Similarly, while 25 per cent of men working full-time are paid over £51,000 per year, just nine per cent of full-time working women are paid as much.
According to RIBA Appointments’ salary guide, which does not include figures for director pay, architects should earn between £34-45,000 per annum, while associates should earn £37-50,000. Median pay for associates in the AJ100 was £46,000 last year, while median pay for architects was £37,000.
Women setting up on their own
New results also reveal that after having children, a remarkable 24 per cent of women surveyed resigned from their practice after becoming a parent, choosing instead to set up on their own or become self-employed (17 per cent), or seek work with more flexible hours (seven per cent).
This suggests that it is not the practice of architecture itself that is incompatible with motherhood, but the culture of the offices in which these women worked.
By not allowing women to work flexibly, practices are not only losing talented staff, they are gaining competitors in the women who set up shop for themselves.
The majority of mothers surveyed (35 per cent) returned to the same job as before maternity leave but working fewer hours, while 25 per cent returned working the same hours. Eight per cent assumed a part-time position on a lower pay grade or seniority level and seven per cent left architecture altogether after having children, the same number as those who received a promotion within six months of returning to work. Just two per cent went back to the same job, working more hours.
Working mum Helena Rivera, founder of A Small Studio, empathises with the results saying, ‘I worked in a big successful practice for a couple of years and quickly realised that if I wanted to be an architect and a mum, I would have to choose an alternative route or delay having kids. I now have two boys, both under the age of four, and I run a small practice from a studio in my garden. I teach one day a week and am finishing a PhD in planning at the Bartlett. I probably have more duties now than if I was a full-time employee, but at least they are duties I can be flexible with and manage on my own terms.’
Patricia Eckenweber, who set up Bubble Architects in London, said ‘You only have to look at most companies, including my old practice, to see that women in upper senior management represent only about one-to-two per cent. I found that it was my clients who saw and valued the work and commitment I had to my projects over the years. From that realisation came the decision to take my future into my own hands to set up my practice.’
Interestingly, 18 per cent of men surveyed also resigned from their practice after having a child; 12 per cent chose to set up on their own or become self-employed, while six per cent sought work with more flexible hours elsewhere.
New results also reveal a third of men who completed the survey believe the male-to-female ratio of architects is ‘about right’. Thirty per cent of male respondents working full-time said they felt the ratio was roughly correct given the nature of the industry, while nearly 20 per cent said that equal pay was not an issue in architecture.
A further 67 per cent of full-time working male respondents said they thought the current economic climate would affect men and women equally.
The results reveal a lack of understanding among male workers regarding the inequality issues facing women in the profession. One male respondent wrote that ‘the very ethos of the [AJ Women in Architecture] survey is an insult and a needless attempt at equality because men and women are not treated any differently’.

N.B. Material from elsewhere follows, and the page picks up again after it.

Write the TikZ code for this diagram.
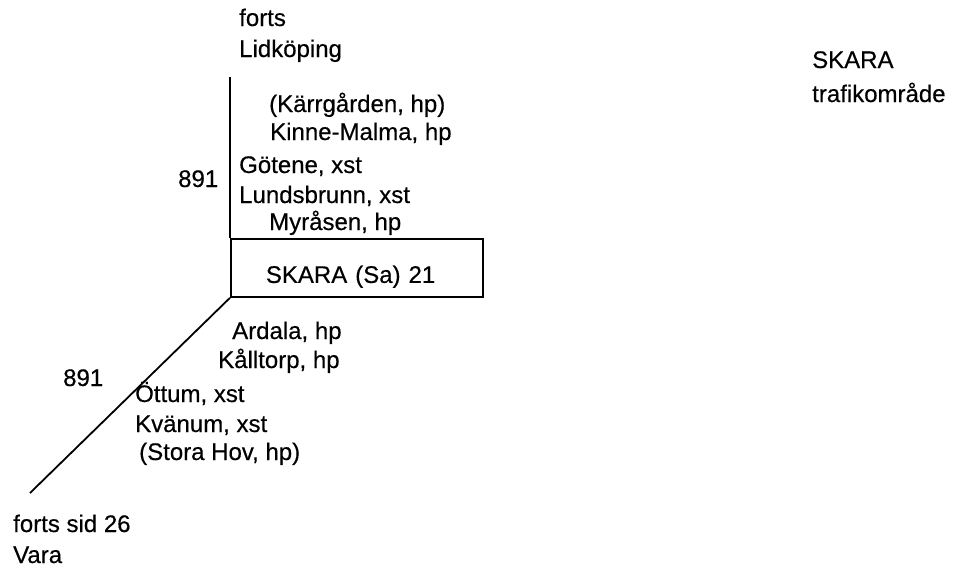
\documentclass[tikz,border=0pt]{standalone}
\usepackage{fontspec}
\setmainfont{Liberation Sans}
\newfontfamily\stnfont{Liberation Sans}[FakeBold=0.4]
\usetikzlibrary{positioning}
\tikzset{
  stn/.style={anchor=base west, inner sep=0pt, font=\stnfont\fontsize{24}{28}\selectfont},
  route/.style={line width=1.8pt},
}

\begin{document}
\begin{tikzpicture}[x=1pt,y=-1pt]
  \useasboundingbox (0,0) rectangle (966,571);

  % station box
  \node[draw, route, anchor=north west, minimum width=252pt, minimum height=58pt,
        inner xsep=35pt, inner ysep=0pt, text width=182pt, align=left,
        text height=30pt, text depth=0pt, font=\stnfont\fontsize{24}{28}\selectfont]
        (skara) at (230,238) {SKARA (Sa) 21};

  \coordinate (northend) at (230,77);
  \coordinate (southend) at (30,493);
  \draw[route] (northend) -- (skara.north west);
  \draw[route] (skara.south west) -- (southend);

  % towards Lidkoping
  \node[stn] (forts1) at (239,26) {forts};
  \node[stn] (lidk) at (239,57) {Lidköping};
  \node[stn] (karr) at (269,112) {(Kärrgården, hp)};
  \node[stn] (kinne) at (270,140) {Kinne-Malma, hp};
  \node[stn] (gotene) at (239,173) {Götene, xst};
  \node[stn] (km1) at (178,187) {891};
  \node[stn] (lunds) at (239,203) {Lundsbrunn, xst};
  \node[stn] (myra) at (269,230) {Myråsen, hp};

  % towards Vara
  \node[stn] (ardala) at (232,339) {Ardala, hp};
  \node[stn] (kall) at (218,368) {Kålltorp, hp};
  \node[stn] (km2) at (63,386) {891};
  \node[stn] (ottum) at (135,402) {Öttum, xst};
  \node[stn] (kvan) at (135,432) {Kvänum, xst};
  \node[stn] (stora) at (139,460) {(Stora Hov, hp)};
  \node[stn] (forts2) at (13,532) {forts sid 26};
  \node[stn] (vara) at (13,563) {Vara};

  % area
  \node[stn] (area) at (812,68) {SKARA};
  \node[stn] (trafik) at (812,102) {trafikområde};
\end{tikzpicture}
\end{document}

But other men completing the survey admitted the difficulty of parenting in architecture, and called for more flexible working hours and better pay for both sexes. ‘Men should have time to go and see the school play’ said one, while another said, ‘the demands of architecture don’t easily accommodate family life. Men want this now also.’
Another male respondent said that ‘men tend to be expected to put in long hours’, suggesting while some men would like to contribute more to childcare, peer pressure can be an issue.
Interestingly, while 80 per cent of male respondents surveyed said they had not experienced sexual discrimination in architecture, 35 per cent of men said they had been victims of bullying. In comparison, 70 per cent of women said they’ve experienced gender discrimination at some point in their career, while 33 per cent had been bullied.